Here is a detailed summary of the video transcription in the requested markdown format:
Overview
The presenters, Paul Megan and Mallerie Gershenfeld from the Amazon S3 team, provide an overview of 30 launches that have been delivered over the past 12 months since Re:Invent 2021.
Structured Data
S3 Tables: Fully Managed Apache Iceberg Tables in S3
- S3 has become a tabular data store, with exabytes of Parquet storage and serving over 15 million requests per second.
- Customers have innovated on top of this Parquet data using open table formats like Apache Iceberg.
- S3 Tables are fully managed Apache Iceberg tables within S3, providing:
- Table-level APIs for CRUD operations
- Automatic performance optimizations (up to 10x TPS, 3x query performance)
- Simplified security with table-level policies
- Automatic storage cost optimization
Unstructured Data
S3 Metadata: Automatic Metadata Generation
- S3 now has over 400 trillion objects, many of which are unstructured data.
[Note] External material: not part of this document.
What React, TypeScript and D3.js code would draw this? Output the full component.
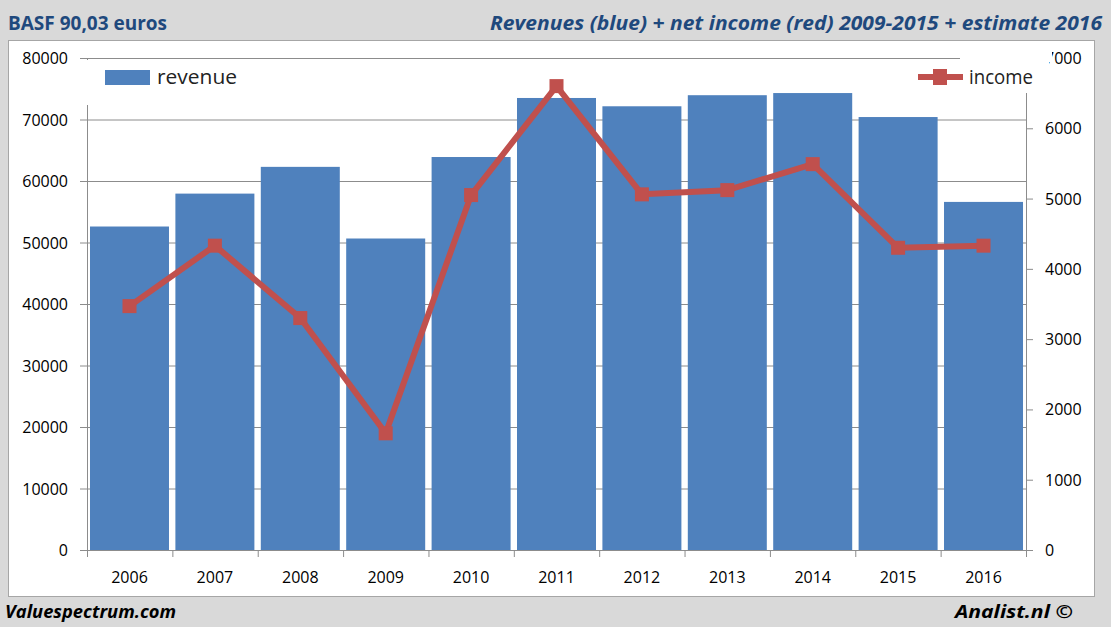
import React from "react";
import * as d3 from "d3";

const years = ["2006","2007","2008","2009","2010","2011","2012","2013","2014","2015","2016"];
const revenue = [52600, 57950, 62300, 50650, 63900, 73500, 72150, 73950, 74300, 70400, 56600];
const income = [3470, 4330, 3300, 1660, 5050, 6600, 5060, 5120, 5490, 4300, 4330];
const leftTicks = [0,10000,20000,30000,40000,50000,60000,70000,80000];
const rightTicks = [0,1000,2000,3000,4000,5000,6000,7000];

const W = 1111, H = 627;
const L = 87, R = 1026, T = 58, B = 550;
const font = "'Open Sans', 'Liberation Sans', sans-serif";

export default function App() {
  const x = d3.scaleBand().domain(years).range([L, R]).paddingInner(0.075).paddingOuter(0.035);
  const yL = d3.scaleLinear().domain([0, 80000]).range([B, T]);
  const yR = d3.scaleLinear().domain([0, 7000]).range([B, T]);
  const cx = (d: string) => (x(d) as number) + x.bandwidth() / 2;
  const line = d3.line<number>().x((_, i) => cx(years[i])).y(v => yR(v));
  const step = (R - L) / years.length;

  return (
    <svg width={W} height={H} style={{ position: "absolute", left: 0, top: 0 }}>
      <rect x={0} y={0} width={W} height={H} fill="#d9d9d9" />
      <rect x={8.5} y={40.5} width={1086} height={556} fill="#fff" stroke="#a6a6a6" />
      <text x={8} y={30} fontFamily={font} fontWeight="bold" fontSize={19} fill="#1f497d">BASF 90,03 euros</text>
      <text x={1102} y={30} textAnchor="end" fontFamily={font} fontWeight="bold" fontStyle="italic" fontSize={19.5} fill="#1f497d" textLength={612} lengthAdjust="spacingAndGlyphs">Revenues (blue) + net income (red) 2009-2015 + estimate 2016</text>

      {leftTicks.map(t => (
        <g key={"g" + t}>
          <line x1={L - 7} x2={R} y1={yL(t) + 0.5} y2={yL(t) + 0.5} stroke="#8c8c8c" />
          <text x={68} y={yL(t) + 6} textAnchor="end" fontFamily={font} fontSize={16} fill="#000">{t}</text>
        </g>
      ))}
      {rightTicks.map(t => (
        <g key={"r" + t}>
          <line x1={R} x2={R + 7} y1={yR(t) + 0.5} y2={yR(t) + 0.5} stroke="#8c8c8c" />
          <text x={1045} y={yR(t) + 6} fontFamily={font} fontSize={16} fill="#000">{t}</text>
        </g>
      ))}

      {years.map((yr, i) => (
        <rect key={yr} x={x(yr)} y={yL(revenue[i])} width={x.bandwidth()} height={B - yL(revenue[i])} fill="#4f81bd" />
      ))}

      <line x1={L + 0.5} x2={L + 0.5} y1={T} y2={B} stroke="#8c8c8c" />
      <line x1={R + 0.5} x2={R + 0.5} y1={T} y2={B} stroke="#8c8c8c" />
      <line x1={L} x2={R} y1={B + 0.5} y2={B + 0.5} stroke="#8c8c8c" />
      {d3.range(years.length + 1).map(i => (
        <line key={"xt" + i} x1={L + i * step + 0.5} x2={L + i * step + 0.5} y1={B} y2={B + 7} stroke="#8c8c8c" />
      ))}
      {years.map(yr => (
        <text key={"xl" + yr} x={cx(yr)} y={583} textAnchor="middle" fontFamily={font} fontSize={16} fill="#000">{yr}</text>
      ))}

      <path d={line(income) as string} fill="none" stroke="#c0504d" strokeWidth={6} strokeLinejoin="round" />
      {income.map((v, i) => (
        <rect key={"m" + i} x={cx(years[i]) - 7} y={yR(v) - 7} width={14} height={14} fill="#c0504d" />
      ))}

      <rect x={86} y={60} width={167} height={45} fill="#fff" />
      <rect x={105} y={70} width={45} height={15} fill="#4f81bd" />
      <text x={157} y={84} fontFamily={font} fontSize={20} fill="#222" textLength={80} lengthAdjust="spacingAndGlyphs">revenue</text>

      <rect x={905} y={60} width={144} height={33} fill="#fff" />
      <rect x={960} y={50} width={92} height={12} fill="#fff" />
      <line x1={918} x2={963} y1={77} y2={77} stroke="#c0504d" strokeWidth={6} />
      <rect x={933} y={69} width={14} height={16} fill="#c0504d" />
      <text x={969} y={84} fontFamily={font} fontSize={20} fill="#222" textLength={64} lengthAdjust="spacingAndGlyphs">income</text>

      <text x={5} y={618} fontFamily={font} fontWeight="bold" fontStyle="italic" fontSize={17} fill="#000" textLength={171} lengthAdjust="spacingAndGlyphs">Valuespectrum.com</text>
      <text x={1073} y={618} textAnchor="end" fontFamily={font} fontWeight="bold" fontStyle="italic" fontSize={18} fill="#000" textLength={118} lengthAdjust="spacingAndGlyphs">Analist.nl ©</text>
    </svg>
  );
}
- Customers are struggling to manage and find objects in their large unstructured data stores.
- S3 Metadata provides:
- Automatic metadata generation for every object, accessible via SQL
- Use cases:
- Finding objects to process
- Understanding data lineage
- Analyzing storage usage
Fundamentals
Scale
- S3 bucket limit increased from 1,000 to 1 million buckets per account.
- Additional changes to manage large number of buckets, such as service quotas and improved list buckets API.
Durability
- Improved end-to-end data integrity checking, including client-side checksums.
- Introduced conditional requests (e.g., put-if-absent) for distributed applications.
Security
- Added more context to 403 access denied errors to aid troubleshooting.
- Expanded support for AWS Identity and Access Management (IAM) Access Grants.
Client Portfolio
Performance Optimizations
- S3 Express One Zone for low-latency access.
- Integrations with services like SageMaker, EMR, and AWS KMS.
- Support for appending data to existing objects.
- Expansion to new AWS Regions, including dedicated local zones.
Client-side Innovations
- Mount Point for Amazon S3: Mounted S3 buckets as local file systems.
- S3 Connector for PyTorch: High-throughput data access for ML training.
- Storage Browser and Transfer Family Web Apps: Managed web-based S3 access.
- Amplify Hosting integration: One-click static website hosting on S3.